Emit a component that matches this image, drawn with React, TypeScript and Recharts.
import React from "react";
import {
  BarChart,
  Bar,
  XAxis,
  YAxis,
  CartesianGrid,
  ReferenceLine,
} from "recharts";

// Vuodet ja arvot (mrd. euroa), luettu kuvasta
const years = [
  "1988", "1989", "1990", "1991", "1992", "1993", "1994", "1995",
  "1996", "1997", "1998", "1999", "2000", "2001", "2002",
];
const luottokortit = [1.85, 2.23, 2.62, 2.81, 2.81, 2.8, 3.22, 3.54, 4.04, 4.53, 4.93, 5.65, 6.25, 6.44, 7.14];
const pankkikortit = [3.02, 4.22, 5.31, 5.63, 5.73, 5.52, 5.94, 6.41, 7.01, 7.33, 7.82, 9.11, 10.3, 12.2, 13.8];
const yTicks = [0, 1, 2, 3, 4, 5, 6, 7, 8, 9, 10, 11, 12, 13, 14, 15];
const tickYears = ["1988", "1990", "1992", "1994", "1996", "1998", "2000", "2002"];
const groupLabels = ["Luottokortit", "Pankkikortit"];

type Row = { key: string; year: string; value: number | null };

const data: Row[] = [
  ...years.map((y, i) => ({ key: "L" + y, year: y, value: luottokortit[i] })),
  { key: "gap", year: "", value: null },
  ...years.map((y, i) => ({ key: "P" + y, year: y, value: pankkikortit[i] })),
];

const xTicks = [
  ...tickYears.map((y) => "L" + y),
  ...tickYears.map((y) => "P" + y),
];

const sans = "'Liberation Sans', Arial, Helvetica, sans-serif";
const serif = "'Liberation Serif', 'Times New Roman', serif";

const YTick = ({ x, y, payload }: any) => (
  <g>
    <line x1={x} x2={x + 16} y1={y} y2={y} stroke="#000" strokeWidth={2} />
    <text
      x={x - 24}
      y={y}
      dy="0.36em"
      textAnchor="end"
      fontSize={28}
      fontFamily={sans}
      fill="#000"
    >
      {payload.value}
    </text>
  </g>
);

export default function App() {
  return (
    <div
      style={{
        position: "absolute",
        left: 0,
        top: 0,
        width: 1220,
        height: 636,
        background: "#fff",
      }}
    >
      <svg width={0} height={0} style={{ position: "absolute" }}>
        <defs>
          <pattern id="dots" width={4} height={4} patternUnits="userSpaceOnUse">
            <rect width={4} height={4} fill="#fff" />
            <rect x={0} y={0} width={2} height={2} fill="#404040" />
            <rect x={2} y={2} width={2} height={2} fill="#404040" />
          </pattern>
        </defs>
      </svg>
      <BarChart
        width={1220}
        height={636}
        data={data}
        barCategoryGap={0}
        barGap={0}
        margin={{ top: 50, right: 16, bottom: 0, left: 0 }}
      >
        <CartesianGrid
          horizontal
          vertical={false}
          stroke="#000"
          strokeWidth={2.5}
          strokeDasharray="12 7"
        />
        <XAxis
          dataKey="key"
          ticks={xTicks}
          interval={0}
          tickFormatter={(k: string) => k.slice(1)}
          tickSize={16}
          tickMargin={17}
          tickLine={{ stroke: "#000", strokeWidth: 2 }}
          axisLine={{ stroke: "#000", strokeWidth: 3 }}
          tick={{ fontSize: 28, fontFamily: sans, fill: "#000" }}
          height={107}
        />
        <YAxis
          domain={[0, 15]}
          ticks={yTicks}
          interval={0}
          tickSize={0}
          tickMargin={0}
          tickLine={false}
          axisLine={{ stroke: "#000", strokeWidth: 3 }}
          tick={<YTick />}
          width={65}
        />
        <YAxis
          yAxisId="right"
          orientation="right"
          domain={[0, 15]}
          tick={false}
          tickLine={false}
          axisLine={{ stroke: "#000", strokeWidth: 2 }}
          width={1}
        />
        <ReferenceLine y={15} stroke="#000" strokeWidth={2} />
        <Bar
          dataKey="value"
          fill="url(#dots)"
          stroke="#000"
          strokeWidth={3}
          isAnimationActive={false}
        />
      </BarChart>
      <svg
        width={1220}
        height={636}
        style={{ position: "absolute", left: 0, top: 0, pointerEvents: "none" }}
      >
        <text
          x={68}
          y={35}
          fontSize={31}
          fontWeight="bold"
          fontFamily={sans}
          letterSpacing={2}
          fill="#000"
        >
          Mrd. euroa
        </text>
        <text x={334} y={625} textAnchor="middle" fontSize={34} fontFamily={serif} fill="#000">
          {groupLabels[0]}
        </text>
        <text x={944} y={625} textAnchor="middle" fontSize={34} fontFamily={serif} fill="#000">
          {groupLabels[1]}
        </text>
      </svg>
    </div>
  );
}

○ ○ ○ ○ ○

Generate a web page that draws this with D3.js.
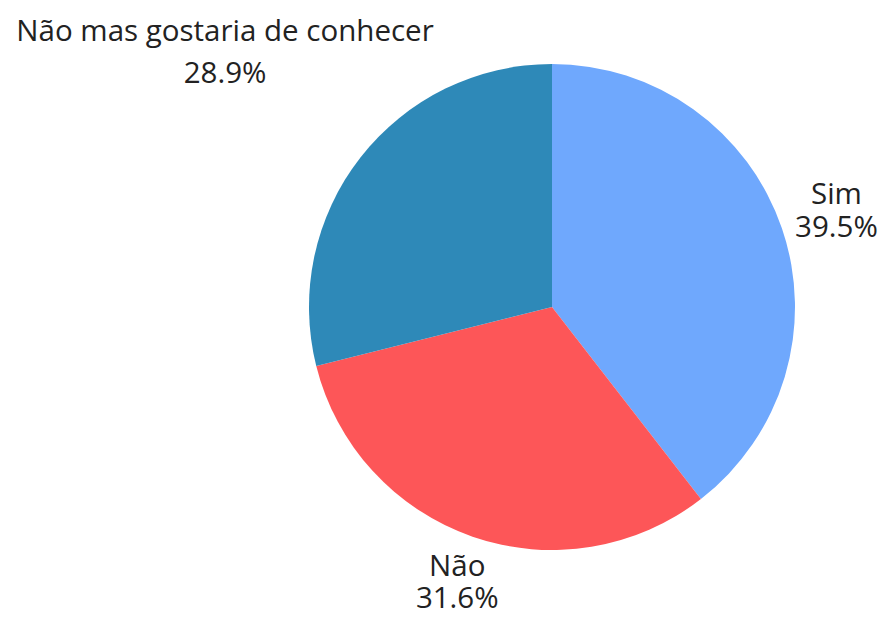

○ ○ ○ ○ ○

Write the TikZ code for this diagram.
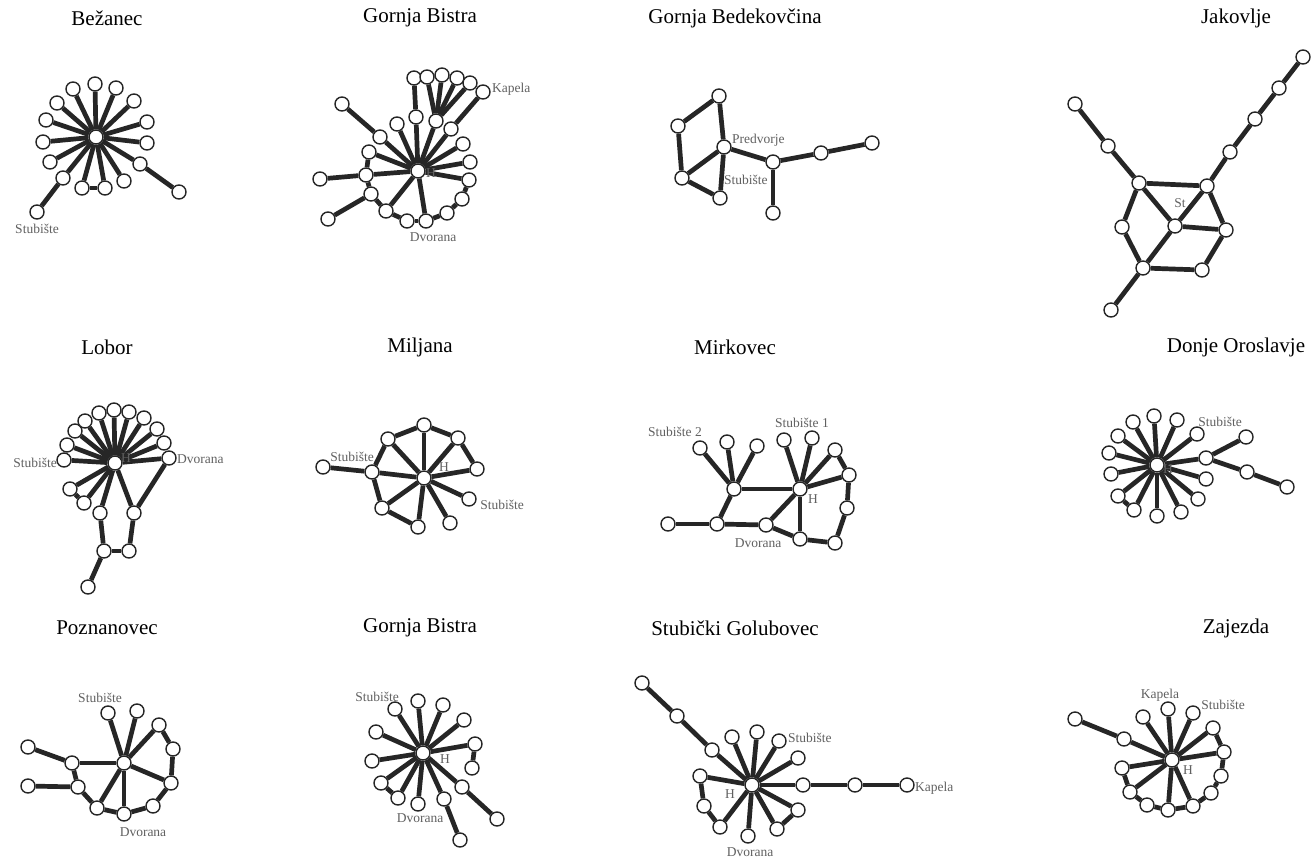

○ ○ ○ ○ ○

• _EXERCISE_:
Above are records; repeat only the lines starting at the line with "Emit a component" and ending at the line with "string; year: string;", exactly as they appear, both included.

• _RIGHT ANSWER_:
Emit a component that matches this image, drawn with React, TypeScript and Recharts.
import React from "react";
import {
  BarChart,
  Bar,
  XAxis,
  YAxis,
  CartesianGrid,
  ReferenceLine,
} from "recharts";

// Vuodet ja arvot (mrd. euroa), luettu kuvasta
const years = [
  "1988", "1989", "1990", "1991", "1992", "1993", "1994", "1995",
  "1996", "1997", "1998", "1999", "2000", "2001", "2002",
];
const luottokortit = [1.85, 2.23, 2.62, 2.81, 2.81, 2.8, 3.22, 3.54, 4.04, 4.53, 4.93, 5.65, 6.25, 6.44, 7.14];
const pankkikortit = [3.02, 4.22, 5.31, 5.63, 5.73, 5.52, 5.94, 6.41, 7.01, 7.33, 7.82, 9.11, 10.3, 12.2, 13.8];
const yTicks = [0, 1, 2, 3, 4, 5, 6, 7, 8, 9, 10, 11, 12, 13, 14, 15];
const tickYears = ["1988", "1990", "1992", "1994", "1996", "1998", "2000", "2002"];
const groupLabels = ["Luottokortit", "Pankkikortit"];

type Row = { key: string; year: string; value: number | null };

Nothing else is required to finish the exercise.